David Richter: Doing great. Thanks for having me on.
Joe Fairless: My pleasure, and looking forward to it. I'm glad you're doing great. David is the owner and founder of Simple CFO Solutions, which matches real estate investors with a fractional CFO to grow their bottom line profit and decrease financial stress. That's no fun, financial stress. 10 years of real estate experience, including acquisitions, dispositions, property management, transaction coordination, marketing, and of course, being a CFO. He's the author of Profit First For Real Estate Investing. Based in St. Cloud, Florida. With that being said, David, you want to get the Best ever listeners a little bit more about your background and your current focus?
David Richter: Yeah, so I've been in real estate for a while. I spent about seven years in it heavy, and read Rich Dad, Poor Dad in college from a good friend; that totally changed my mindset. And from there, I got hooked up with some investors and we grew that company into about 30 deals a month. So I got to be a part of about 850 deals with that company. So I've seen a lot of different exit strategies, and also the pain that real estate investors go through of doing a lot of deals... Because we were doing 30 deals a month, but spending like we were doing 31 deals. So it was like, you know, just the crazy rat race that real estate investors can get into... So that's kind of what started me on the path of "I don't want to just be doing a lot of deals, I want to actually be making money."
From there, a string of events - I moved across the country to the Richmond, Virginia area, started working with an investor, helped him with his finances first, because I saw how important that was... Like, I can't be doing 30 deals a month, but spending 31 deals... So I went in there, helped him get clarity on the numbers, helped him refinance his portfolio, because that's where all his money was tied up, but he didn't even know, because his numbers weren't telling a story... So after all that, he was able to get a bunch of cash in, and he said, "This has been life-changing.

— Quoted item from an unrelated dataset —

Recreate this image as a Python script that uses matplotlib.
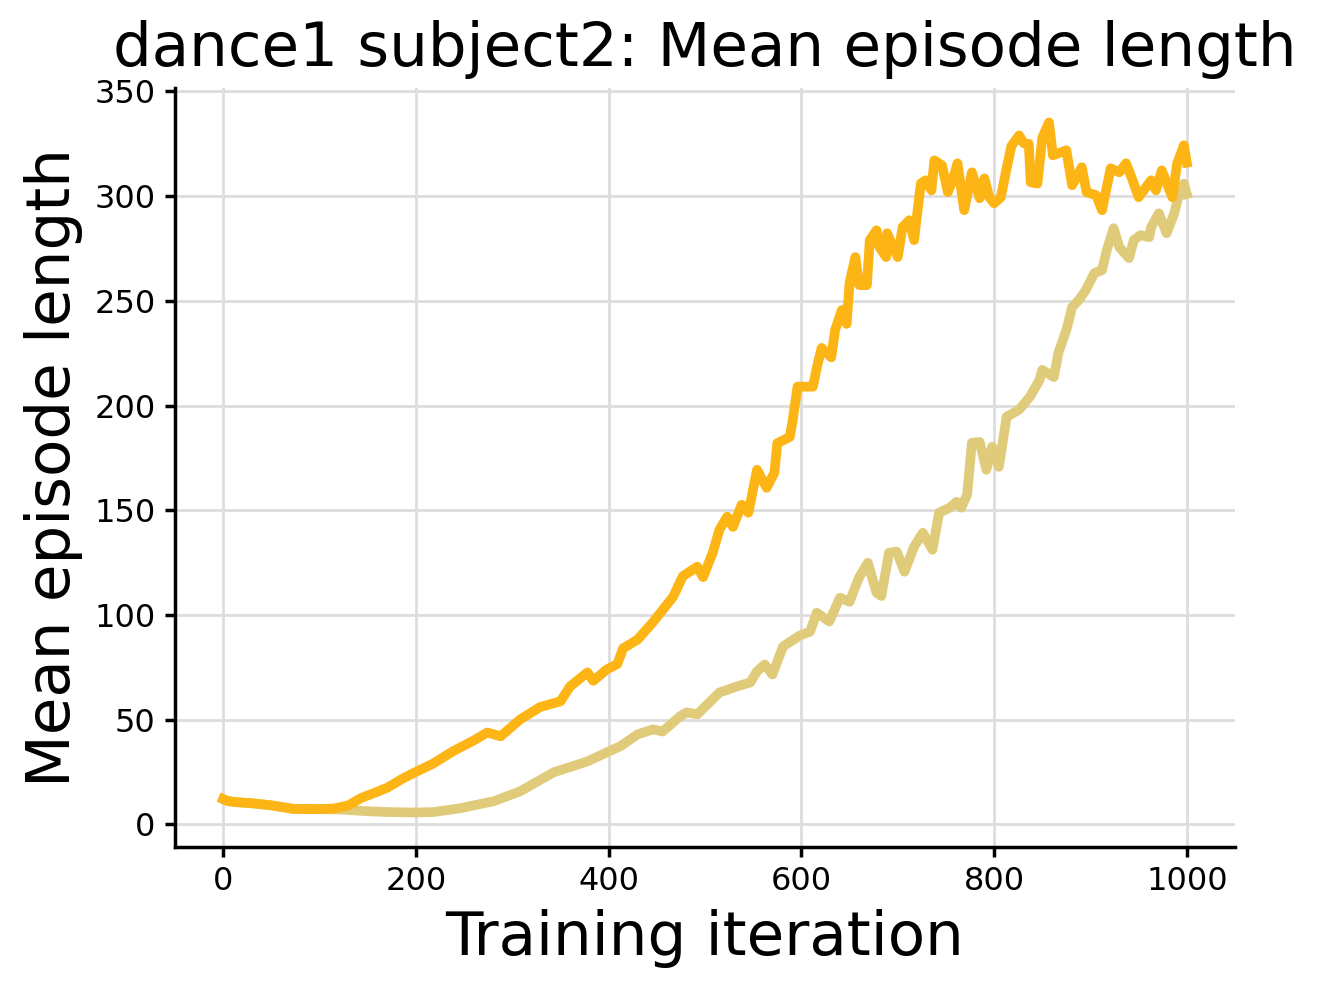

I know what I'm making, I know what I'm spending, I've got cash back in my accounts..." And that's where it sparked Simple CFO, because I'm like, "I bet you there's a lot of other investors that would love to just know where they stand and what could that unlock for them."
That's also when I got a call from a mentor who heard that I was going to start the business and he said "Have you read the book Profit First by Mike Michalowicz?" and I said, "No, I've never read that." So I read that book that night, took 10 pages of notes, said "This is a great framework for the real estate entrepreneur of how to manage the cash in their business, no matter what." So that's what got me turned on to Profit First, and through a series of events, spoke with Mike Michalowicz and got the rights to Profit First for Real Estate Investing, and then launch that book last year. And it's been a wild ride, just helping a ton of real estate investors actually keep more of that money in their bank accounts and not feeling like they're broke all the time.
Joe Fairless: It's illuminating to hear about how in this example the company you were at was doing so many deals, but yet you weren't quite sure what the actual numbers were... So you probably saw all this income coming in, like "Wow, this is a lot of money. I can also feel free to spend a decent amount of money, because all this income." But that tricky part about expenses, and also taxes probably being a large expense in that, perhaps not being accounted for...
So what are some common pitfalls, tactically speaking, when you speak to a new client or prospective client and you're like, "Listen, you might think you've got it all handled, or maybe you're admitting you don't have any of it handled, but regardless of your situation, you're probably making or overlooking these things."
David Richter: Yep. So like you said, a lot of people come and they know there's a problem... But the first thing that we look at - and this is going for newbies, or people making millions of dollars; I've seen this on both sides. One of the biggest mistakes I see is having one big bank account, where all money goes in, all money goes out, and they're just tossing a cash salad. Like you just said, we're doing 30 deals a month, so it's like, boom, we've got a bunch of income coming in, so we can spend it, right? We've got more to spend. But just having that one account, you just say, "Okay, I've got $100,000 today. I'm gonna spend what I have in the bank account", and you're not accounting for "What should I pay myself? What is for the IRS? What do I need to invest in in the different areas of the business? Can I hire someone, like a key hire at this point?"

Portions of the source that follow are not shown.